I have never, ever found something in a NYT bridal announcement that led to further investigation until today. It was this announcement: link, may or may not work since NYT is picky about registration and things, but was the wedding notice for Lisa Charo and Alex Bain. People I do not know from Adam and Eve. And the notice had an interesting note about the company owned by the groom which I then googled. I found nothing about the company, but the website of the groom. And from there, the website of the couple’s cat.

Yes, I know. But I love cats. I read icanhascheezburger regularly and send links to friends. And have one of these silly cat images on my desktop at work. So from there, a link to Levys in London, because they have a cat that is apparently ‘friends’ with the cat of the wedding couple.

So now I was on a site of an American couple in London, and I proceeded to read everything on the site, including plenty of amusing stuff that resonated with me as an expat. So I found this site in a strange and crazy way, but was back in familiar territory with something that made me feel less crazy. I am always happy to find sites of American expats commenting on the things that make Britain different.

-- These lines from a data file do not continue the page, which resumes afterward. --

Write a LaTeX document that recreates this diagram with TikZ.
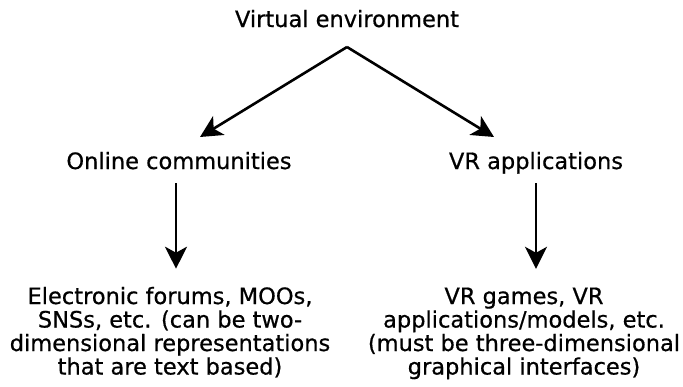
\documentclass[tikz,border=0pt]{standalone}
\usepackage{fontspec}
\setmainfont{DejaVu Sans}[FakeBold=0.6]
\usetikzlibrary{arrows.meta}
\begin{document}
\begin{tikzpicture}[x=1pt,y=-1pt,
  lbl/.style={font=\fontsize{22.5}{23.5}\selectfont, inner sep=0pt, align=center},
  conn/.style={line width=2.6pt, -{Stealth[length=22pt,width=22pt,inset=6pt]}}]
\useasboundingbox (0,0) rectangle (683,386);
% labels (multi-line nodes sit on the baseline of their last line)
\node[lbl, anchor=base] (ve) at (347,27) {Virtual environment};
\node[lbl, anchor=base] (oc) at (179,169) {Online communities};
\node[lbl, anchor=base] (vr) at (536,169) {VR applications};
\node[lbl, anchor=base] (ocx) at (170,374.5)
  {Electronic forums, MOOs,\\SNSs, etc. (can be two-\\dimensional representations\\that are text based)};
\node[lbl, anchor=base] (vrx) at (524,374.5)
  {VR games, VR\\applications/models, etc.\\(must be three-dimensional\\graphical interfaces)};
% connector ends
\coordinate (apex) at ([yshift=-20pt]ve.base);
\coordinate (tipL) at ([xshift=21pt,yshift=32pt]oc.base);
\coordinate (tipR) at ([xshift=-42pt,yshift=32pt]vr.base);
% connectors
\draw[conn] (apex) -- (tipL);
\draw[conn] (apex) -- (tipR);
\draw[conn] ([xshift=-3pt,yshift=-14pt]oc.base) -- ([xshift=6pt,yshift=18pt]ocx.north);
\draw[conn] ([yshift=-14pt]vr.base) -- ([xshift=12pt,yshift=18.6pt]vrx.north);
\end{tikzpicture}
\end{document}
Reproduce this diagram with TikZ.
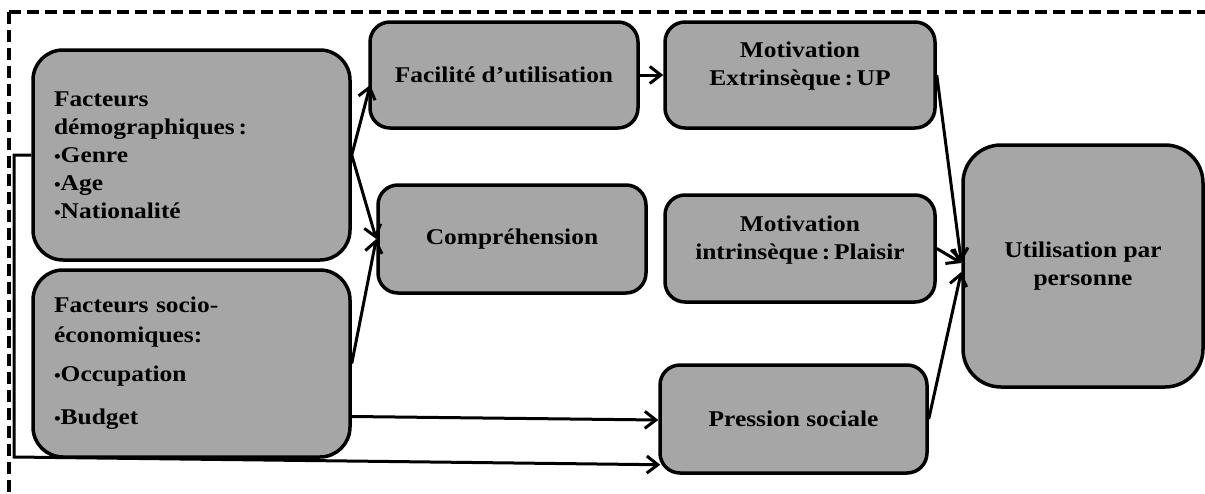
\documentclass[tikz,border=0pt]{standalone}
\usepackage{fontspec}
\newfontfamily\boxfont{Liberation Serif}[FakeStretch=1.13]
\usetikzlibrary{arrows.meta,calc}
\definecolor{boxgray}{RGB}{166,166,166}
\newcommand{\bul}{{\fontsize{17}{28}\selectfont•}}
\tikzset{
  box/.style={draw=black, line width=3.5pt, fill=boxgray, rounded corners=20pt,
    align=center, inner sep=4pt,
    font=\boxfont\bfseries\fontsize{22.5}{28}\selectfont},
  bigbox/.style={box, rounded corners=30pt, align=left, inner xsep=21pt},
  conn/.style={line width=3pt},
  arr/.style={conn, -{Straight Barb[length=11pt,width=17pt]}},
  frame/.style={line width=3.5pt, dash pattern=on 12pt off 6pt},
}
\begin{document}
\begin{tikzpicture}[x=1pt,y=-1pt]
\useasboundingbox (0,0) rectangle (1205,493);
% dashed frame
\draw[frame] (9,12) -- (1205,12);
\draw[frame] (9,12) -- (9,493);
% boxes
\node[bigbox, text width=275pt, minimum height=210pt] (demo) at (191.5,155)
  {Facteurs\\démographiques\,:\\\bul Genre\\\bul Age\\\bul Nationalité};
\node[bigbox, text width=275pt, minimum height=187pt] (socio) at (191.5,363.5)
  {Facteurs socio-\\[2pt]économiques:\\[11pt]\bul Occupation\\[15pt]\bul Budget};
\node[box, minimum width=268pt, minimum height=106pt] (fac) at (504,75)
  {Facilité d’utilisation};
\node[box, minimum width=268pt, minimum height=108pt] (comp) at (512,239)
  {Compréhension};
\node[box, minimum width=270pt, minimum height=106pt] (ext) at (800,75)
  {Motivation\\Extrinsèque\,:\,UP\\[-6pt]\mbox{}};
\node[box, minimum width=270pt, minimum height=107pt] (int) at (800,248.5)
  {Motivation\\intrinsèque\,:\,Plaisir\\[-6pt]\mbox{}};
\node[box, minimum width=267pt, minimum height=108pt] (ps) at (793.5,419)
  {Pression sociale};
\node[box, rounded corners=38pt, minimum width=240pt, minimum height=242pt] (util) at (1083,266)
  {Utilisation par\\personne};
% connectors
\coordinate (lt) at (14,155);
\coordinate (lb) at (14,457);
\draw[arr] (demo.west) -- (lt) -- (lb) -- ($(ps.south west)+(2,-10)$);
\draw[arr] ($(socio.east)+(0,53)$) -- ($(ps.west)+(0,1)$);
\draw[arr] (demo.east) -- ($(fac.west)+(2,10)$);
\draw[arr] (demo.east) -- (comp.west);
\draw[arr] (socio.east) -- (comp.west);
\draw[arr] (fac.east) -- (ext.west);
\draw[arr] (ext.east) -- ($(util.west)+(0,-4)$);
\draw[arr] (int.east) -- ($(util.west)+(0,-3)$);
\draw[arr] (ps.east) -- ($(util.west)+(0,6)$);
\end{tikzpicture}
\end{document}
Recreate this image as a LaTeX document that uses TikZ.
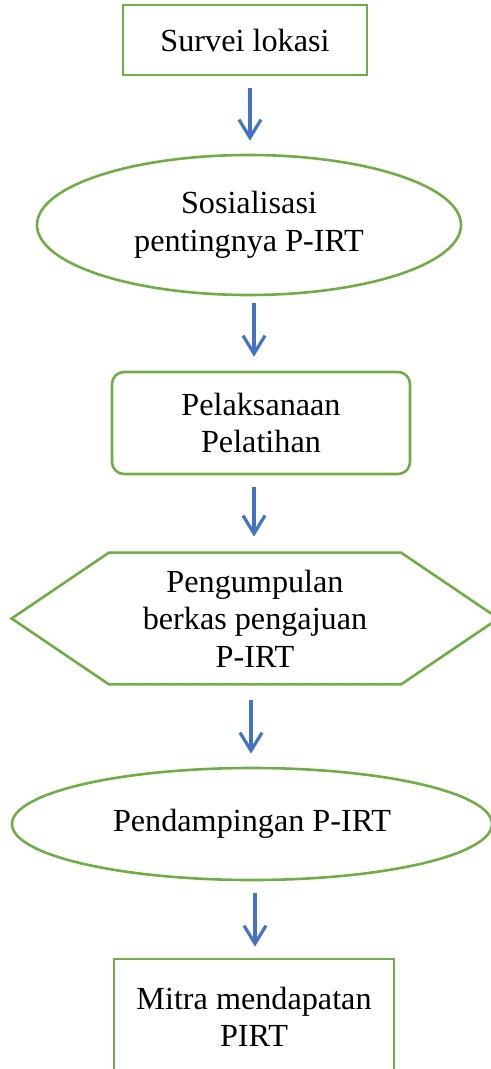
\documentclass[tikz,border=0pt]{standalone}
\usepackage{fontspec}
\setmainfont{Liberation Serif}
\usepackage{tikz}
\usetikzlibrary{arrows.meta,calc,positioning,shapes.geometric}
\definecolor{leafgreen}{RGB}{112,173,71}
\definecolor{flowblue}{RGB}{68,114,196}

\begin{document}
\begin{tikzpicture}[x=0.5pt,y=-0.5pt,
  font=\fontsize{16.1}{18.8}\selectfont,
  box/.style={draw=leafgreen,line width=1.3pt,inner sep=0pt,align=center},
  oval/.style={box,ellipse},
  arr/.style={draw=flowblue,line width=1.6pt,-{Straight Barb[length=9pt,width=11pt]},shorten <=6pt,shorten >=6.5pt}]
\useasboundingbox (0,0) rectangle (491,1069);
\node[box,minimum width=122pt,minimum height=35pt] (survei) at (245,40) {Survei lokasi};
\node[oval,minimum width=212pt,minimum height=70pt] (sosialisasi) at (249,225) {Sosialisasi\\pentingnya P-IRT};
\node[box,rounded corners=6pt,minimum width=149pt,minimum height=51pt] (pelatihan) at (261,423) {Pelaksanaan\\Pelatihan};
\node[inner sep=0pt,align=center,minimum width=243pt,minimum height=65.5pt] (berkas) at (255,618.5) {Pengumpulan\\berkas pengajuan\\P-IRT};
\draw[leafgreen,line width=1.3pt] (berkas.west) -- ($(berkas.north west)!0.2!(berkas.north east)$)
  -- ($(berkas.north west)!0.8!(berkas.north east)$) -- (berkas.east)
  -- ($(berkas.south west)!0.8!(berkas.south east)$)
  -- ($(berkas.south west)!0.2!(berkas.south east)$) -- cycle;
\node[oval,minimum width=240pt,minimum height=56pt] (pendampingan) at (252,824) {Pendampingan P-IRT};
\node[box,minimum width=140pt,minimum height=58pt] (mitra) at (254,1017) {Mitra mendapatan\\PIRT};
% arrows
\draw[arr] (survei.south -| 250,0) -- (sosialisasi.north -| 250,0);
\draw[arr,shorten <=3.5pt,shorten >=7pt] (sosialisasi.south -| 254,0) -- (pelatihan.north -| 254,0);
\draw[arr,shorten >=8pt] (pelatihan.south -| 254,0) -- (berkas.north -| 254,0);
\draw[arr,shorten <=8pt] (berkas.south -| 251,0) -- (pendampingan.north -| 251,0);
\draw[arr,shorten >=5.5pt] (pendampingan.south -| 255,0) -- (mitra.north -| 255,0);
\end{tikzpicture}
\end{document}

So what have I learned? One, I spend too much time online in random click-loops, although it’s hard to complain when they have promising results. Two, I waste too much time when I could be working, which is what I did the rest of the day (except for a trip to the gym). Three, I have an irrational affection for the personification of cats. Four, I have a clearly unhealthy interest in the wedding announcements on the NY Times, especially since I have only been to NYC twice ever. Five, I wonder if I should just break down and buy a television since that is a far more sensible way to waste time than this!